Identifying, Understanding and Quantifying Contaminant Amplification Processes

Séminaire de F. Wania le Mercredi 19 Juin 2019 à 10h en salle Lliboutry, Bât. Glaciologie

Title : Identifying, Understanding and Quantifying Contaminant Amplification Processes

Frank Wania
Department of Physical and Environmental Sciences, University of Toronto Scarborough, 1265 Military Trail, Toronto, Ontario, Canada M1C 1A4

Abstract :
Because the “dose makes the poison”, environmental chemists try to identify the locations of high contaminant concentrations and thus elevated exposure. Under most circumstances, concentrations decline with increasing distance from source because of dilution and degradation. However, contaminant amplification can counter and on occasion completely reverse the effect of dilution. It is clearly imperative to identify, understand and quantify contaminant amplification processes, because of their potential to give rise to unexpectedly high exposure. The fundamental mechanisms of contaminant amplification have been identified and can be related to equilibrium partitioning (“solvent switching”), rapid phase change (“solvent depletion”), and kinetic phenomena (“traps”). This will be illustrated using three prominent examples of contaminant amplification, namely mountain cold-trapping, polar cold-trapping, and gastrointestinal biomagnification. Numerical models of contaminant amplification have an important role to play. Once confirmation of their ability to reproduce observations has established a satisfactory understanding of the underlying amplification processes, it is possible to use them to compare chemicals and “systems” (mountains, worlds with different climates, organisms, food chains, human individuals and populations) in terms of their amplification capabilities.
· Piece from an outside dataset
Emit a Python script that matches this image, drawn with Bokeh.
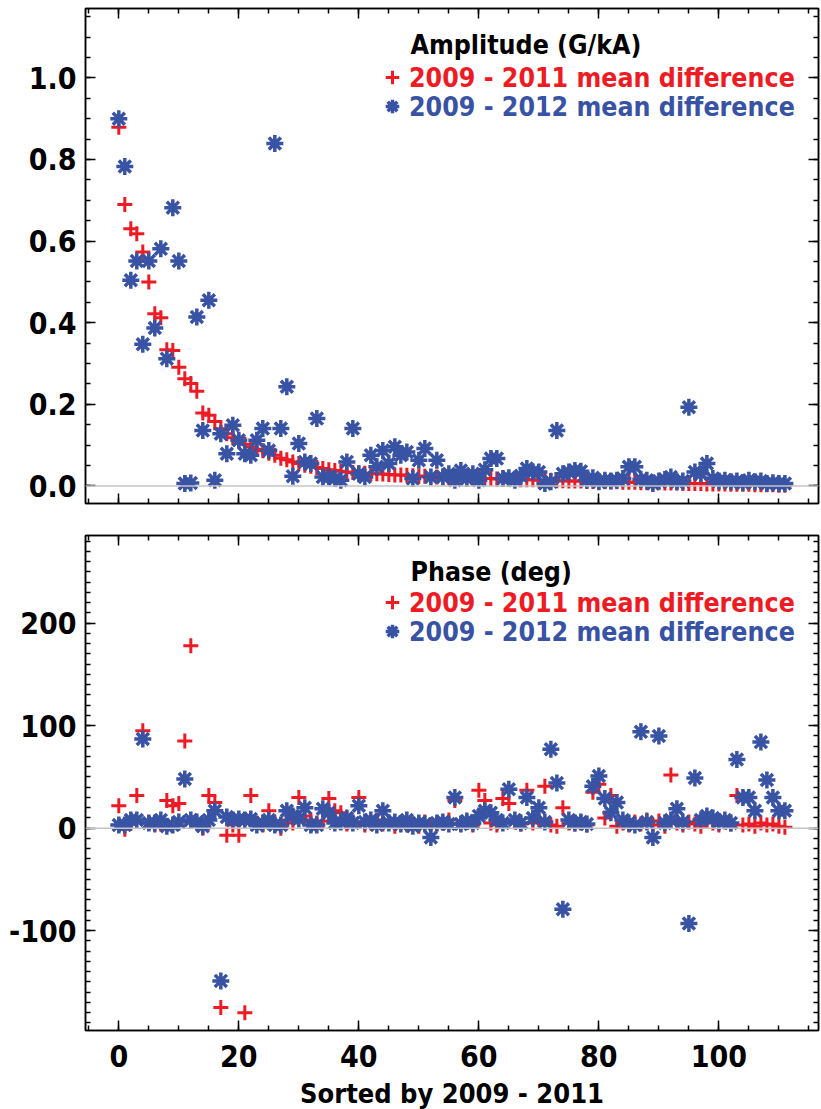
from bokeh.plotting import figure
from bokeh.models import (Range1d, SingleIntervalTicker, LinearAxis, Span, Label,
                          Legend, LegendItem, PrintfTickFormatter)
from bokeh.layouts import column
from bokeh.embed import file_html
from bokeh.resources import INLINE

# ---------------- data ----------------
index = list(range(112))

amp_2011 = [0.879, 0.690, 0.630, 0.618, 0.573, 0.500, 0.422, 0.412, 0.334, 0.332,
            0.291, 0.263, 0.251, 0.232, 0.179, 0.173, 0.158, 0.140, 0.128, 0.118,
            0.110, 0.102, 0.096, 0.090, 0.086, 0.080, 0.075, 0.068, 0.064, 0.059,
            0.055, 0.051, 0.048, 0.045, 0.043, 0.040, 0.038, 0.036, 0.034, 0.033,
            0.032, 0.031, 0.030, 0.030, 0.029, 0.028, 0.027, 0.027, 0.026, 0.025,
            0.024, 0.024, 0.023, 0.022, 0.022, 0.021, 0.021, 0.020, 0.020, 0.019,
            0.019, 0.018, 0.018, 0.017, 0.017, 0.016, 0.016, 0.015, 0.015, 0.015,
            0.014, 0.014, 0.014, 0.013, 0.013, 0.012, 0.012, 0.012, 0.011, 0.011,
            0.011, 0.010, 0.010, 0.010, 0.009, 0.009, 0.009, 0.008, 0.008, 0.008,
            0.008, 0.007, 0.007, 0.007, 0.006, 0.006, 0.006, 0.006, 0.005, 0.005,
            0.005, 0.005, 0.004, 0.004, 0.004, 0.004, 0.003, 0.003, 0.003, 0.003,
            0.002, 0.002]

amp_2012 = [0.900, 0.783, 0.504, 0.551, 0.347, 0.551, 0.387, 0.581, 0.312, 0.682,
            0.551, 0.006, 0.007, 0.414, 0.136, 0.455, 0.014, 0.128, 0.079, 0.149,
            0.112, 0.079, 0.075, 0.112, 0.141, 0.087, 0.839, 0.141, 0.243, 0.024,
            0.104, 0.059, 0.055, 0.165, 0.022, 0.022, 0.018, 0.014, 0.059, 0.141,
            0.030, 0.022, 0.075, 0.047, 0.087, 0.055, 0.096, 0.075, 0.083, 0.018,
            0.063, 0.092, 0.022, 0.063, 0.022, 0.030, 0.014, 0.038, 0.018, 0.030,
            0.014, 0.040, 0.067, 0.067, 0.018, 0.020, 0.014, 0.025, 0.043, 0.034,
            0.034, 0.006, 0.010, 0.136, 0.030, 0.034, 0.038, 0.036, 0.014, 0.020,
            0.010, 0.014, 0.012, 0.014, 0.018, 0.047, 0.047, 0.016, 0.014, 0.006,
            0.012, 0.016, 0.022, 0.010, 0.012, 0.193, 0.034, 0.030, 0.055, 0.018,
            0.012, 0.014, 0.010, 0.012, 0.008, 0.014, 0.010, 0.012, 0.006, 0.008,
            0.006, 0.006]

phase_2011 = [22, -1, 5, 32, 95, 5, 3, 4, 27, 22,
              24, 85, 178, 5, 0, 32, 25, -175, -7, 3,
              -7, -180, 32, 5, 3, 17, 6, 0, 8, 5,
              30, 12, 8, 5, 7, 29, 17, 15, 4, 6,
              30, 3, 5, 8, 4, 6, 2, 5, 3, 4,
              2, 6, 3, 4, 5, 8, 27, 4, 6, 3,
              37, 27, 5, 3, 29, 24, 6, 4, 37, 5,
              8, 41, 3, 2, 20, 5, 4, 6, 3, 35,
              43, 10, 32, 2, 5, 3, 6, 4, 8, 3,
              7, 2, 52, 5, 3, 6, 4, 2, 8, 5,
              3, 6, 4, 32, 3, 4, 2, 5, 3, 4,
              2, 1]

phase_2012 = [3, 3, 8, 8, 87, 5, 5, 8, 2, 3,
              6, 48, 8, 6, 2, 8, 17, -149, 11, 8,
              9, 8, 9, 3, 5, 8, 3, 3, 17, 12,
              9, 20, 3, 3, 19, 15, 5, 6, 10, 5,
              22, 6, 8, 3, 17, 5, 6, 4, 8, 2,
              5, 4, -9, 5, 6, 4, 30, 4, 7, 5,
              12, 17, 15, 8, 5, 38, 8, 5, 30, 10,
              20, 6, 77, 44, -79, 8, 5, 6, 4, 41,
              51, 29, 15, 25, 8, 5, 3, 94, 6, -9,
              90, 5, 8, 19, 6, -93, 49, 8, 12, 10,
              6, 8, 5, 67, 30, 30, 17, 84, 47, 30,
              17, 17]

label_2011 = "2009 - 2011 mean difference"
label_2012 = "2009 - 2012 mean difference"
title_amp = "Amplitude (G/kA)"
title_phase = "Phase (deg)"
x_title = "Sorted by 2009 - 2011"

# ---------------- style ----------------
FONT = "'DejaVu Sans Condensed', 'Liberation Sans Narrow', 'Roboto Condensed', 'Liberation Sans', sans-serif"
RED = "#ed1c24"
BLUE = "#3953a4"
TICK_FS = "30px"
TXT_FS = "26.5px"
TITLE_FS = "27px"


def style_axis(ax, ticker, show_labels, fmt=None):
    ax.ticker = ticker
    ax.major_tick_in = 10
    ax.major_tick_out = 0
    ax.minor_tick_in = 5
    ax.minor_tick_out = 0
    ax.axis_line_width = 1.5
    ax.axis_line_color = "black"
    ax.major_tick_line_width = 1.5
    ax.minor_tick_line_width = 1.5
    ax.major_tick_line_color = "black"
    ax.minor_tick_line_color = "black"
    if fmt is not None:
        ax.formatter = fmt
    if show_labels:
        ax.major_label_text_font = FONT
        ax.major_label_text_font_style = "bold"
        ax.major_label_text_font_size = TICK_FS
        ax.major_label_text_color = "black"
        ax.major_label_standoff = 9
    else:
        ax.major_label_text_font_size = "0px"
        ax.major_label_text_alpha = 0
        ax.major_label_standoff = 0


def make_panel(y0, y1, ytick, ynminor, yfmt, ys_red, ys_blue, heading,
               show_x, border_top, border_bottom, leg_y):
    p = figure(frame_width=733, frame_height=495,
               x_range=Range1d(-5.55, 116.6), y_range=Range1d(y0, y1),
               output_backend="svg", toolbar_location=None,
               min_border_left=85, min_border_right=3,
               min_border_top=border_top, min_border_bottom=border_bottom,
               background_fill_color="white", border_fill_color="white")
    p.grid.visible = False
    p.outline_line_color = "black"
    p.outline_line_width = 1.5

    xbelow = p.xaxis[0]
    yleft = p.yaxis[0]
    style_axis(xbelow, SingleIntervalTicker(interval=20, num_minor_ticks=4), show_x,
               PrintfTickFormatter(format="%d"))
    style_axis(yleft, SingleIntervalTicker(interval=ytick, num_minor_ticks=ynminor), True, yfmt)

    top_ax = LinearAxis()
    style_axis(top_ax, SingleIntervalTicker(interval=20, num_minor_ticks=4), False)
    p.add_layout(top_ax, "above")
    right_ax = LinearAxis()
    style_axis(right_ax, SingleIntervalTicker(interval=ytick, num_minor_ticks=ynminor), False)
    p.add_layout(right_ax, "right")

    p.add_layout(Span(location=0, dimension="width", line_color="#c4c4c4", line_width=1.5))

    r_red = p.scatter(index, ys_red, marker="cross", size=15, line_color=RED,
                      line_width=3)
    r_blue = p.scatter(index, ys_blue, marker="asterisk", size=17, line_color=BLUE,
                       line_width=3.5)

    p.add_layout(Label(x=325, y=459, x_units="screen", y_units="screen",
                       text=heading, text_font=FONT, text_font_style="bold",
                       text_font_size=TXT_FS, text_color="black",
                       text_baseline="alphabetic"))

    for lab, rend, col, vy in [(label_2011, r_red, RED, leg_y), (label_2012, r_blue, BLUE, leg_y - 29)]:
        leg = Legend(items=[LegendItem(label=lab, renderers=[rend])],
                     location=(290, vy), orientation="vertical",
                     background_fill_alpha=0, border_line_alpha=0,
                     label_text_color=col, label_text_font=FONT,
                     label_text_font_style="bold", label_text_font_size=TXT_FS,
                     glyph_width=34, glyph_height=36, label_standoff=0,
                     padding=0, margin=0, spacing=0, label_height=20)
        p.add_layout(leg)
    return p, xbelow


top, _ = make_panel(-0.043, 1.17, 0.2, 4, PrintfTickFormatter(format="%.1f"),
                    amp_2011, amp_2012, title_amp, False, 8, 12, 408)
bottom, bx = make_panel(-197.4, 285.6, 100, 10, PrintfTickFormatter(format="%d"),
                        phase_2011, phase_2012, title_phase, True, 20, 40, 410)
bx.axis_label = x_title
bx.axis_label_text_font = FONT
bx.axis_label_text_font_style = "bold"
bx.axis_label_text_font_size = TITLE_FS
bx.axis_label_text_color = "black"
bx.axis_label_standoff = 8
bx.major_label_standoff = 14

layout = column(top, bottom, spacing=0)
open("out.html", "w").write(file_html(layout, INLINE))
By being able to constrain the chemical property combinations that allow for trapping in mountains, accumulation in polar regions and biomagnification in human food chains, we can (i) identify among the myriad of chemicals in commerce those having problematic amplification properties, and (ii) design new products and processes in such a way to avoid the use of chemicals with such properties in the future.